А вот праправнучку Корнеля узнать легче. Все дело ее жизни умещается в один миг, оно вошло в память, как кинжал, который она вонзила в Марата.
И даже имени ее называть не нужно. Оно всем известно: Шарлотта Корде.
УРОК ЛАТИНСКОГО
Террор по-латыни - страх. В одном слове слились причина и следствие.
И все это созвучно _терре_ - земле.
Не потому ли земля так часто прибегала к террору?
СМЕШНОЕ ВЕЛИКОЕ И НИЧТОЖНОЕ НЕСМЕШНОЕ
В один и тот же год, в один и тот же месяц, с разницей всего в несколько дней, родились на земле два младенца - Чарли и Адольф.
Будущие Чаплин и Гитлер.
Гениальный комический актер и заурядный ефрейтор, претендующий на незаурядность. Гений в роли маленького человека и маленький человек в роли гения.
В течение многих лет они не выпускали один другого из вида.

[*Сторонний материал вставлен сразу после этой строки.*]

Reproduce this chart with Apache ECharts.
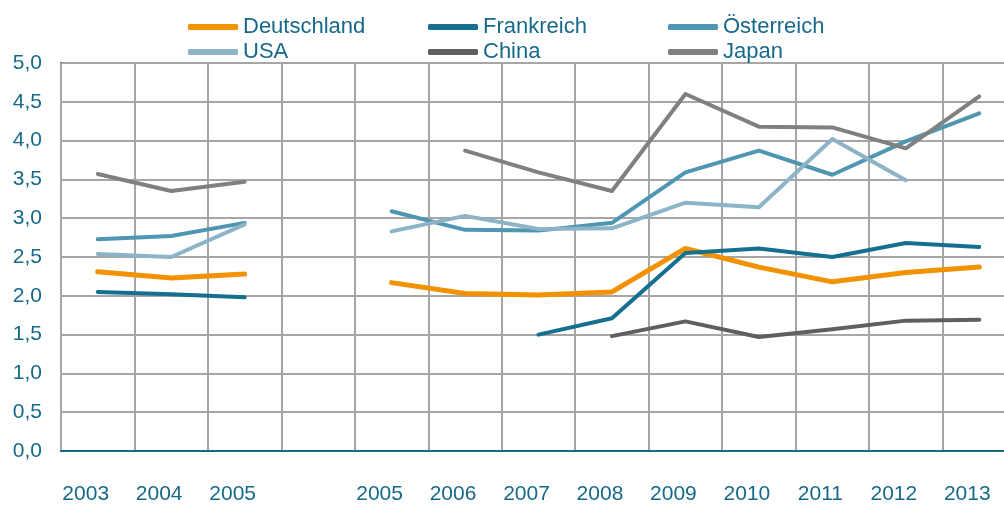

Они воевали между собой. Правда, разными средствами. Один использовал все виды оружия, другой лишь одно оружие - смех.
"Диктаторы смешны. Мое намерение - заставить публику смеяться над ними".
Жорж Садуль, напомнив эти слова Чаплина, слегка их подправляет: "...диктаторы _также_ смешны".
Если б они были _только_ смешны. Не было бы на свете людей, приятней диктаторов.
Но есть слабость и у диктаторов: они боятся выглядеть смешными. Поэтому они не выносят смеющихся лиц: им все кажется, что смеются над ними. Осмеянный диктатор принял самые серьезные меры, чтобы заставить Чаплина замолчать. Возможно, его обидело, что в фильме "Великий диктатор" его назвали не Адольфом, а Аденоидом, - с намеком на то, что он мешает людям дышать.
Диктаторы всегда мешали людям дышать, но смех всегда прочищал им дыхание.
НА ВЕРШИНАХ РАЗУМА
Разум поднимается на вершины, оставляя по пути все ненужное: безумство храбрых, безумство любящих, неразумие сострадающих и любое неразумие и безумство. И устраивается он на вершине, строя свою счастливую жизнь так, как он ее понимает.
Но счастья он не чувствует, потому что способен только понимать. И любви не чувствует, поэтому говорит: любовь - это понимание. Из своего понимания он конструирует любовь, как ученые конструируют облик вымершего животного. Конечно, любовь не оживает, но это от нее и не требуется. С неживой даже легче - так проще друг друга понимать.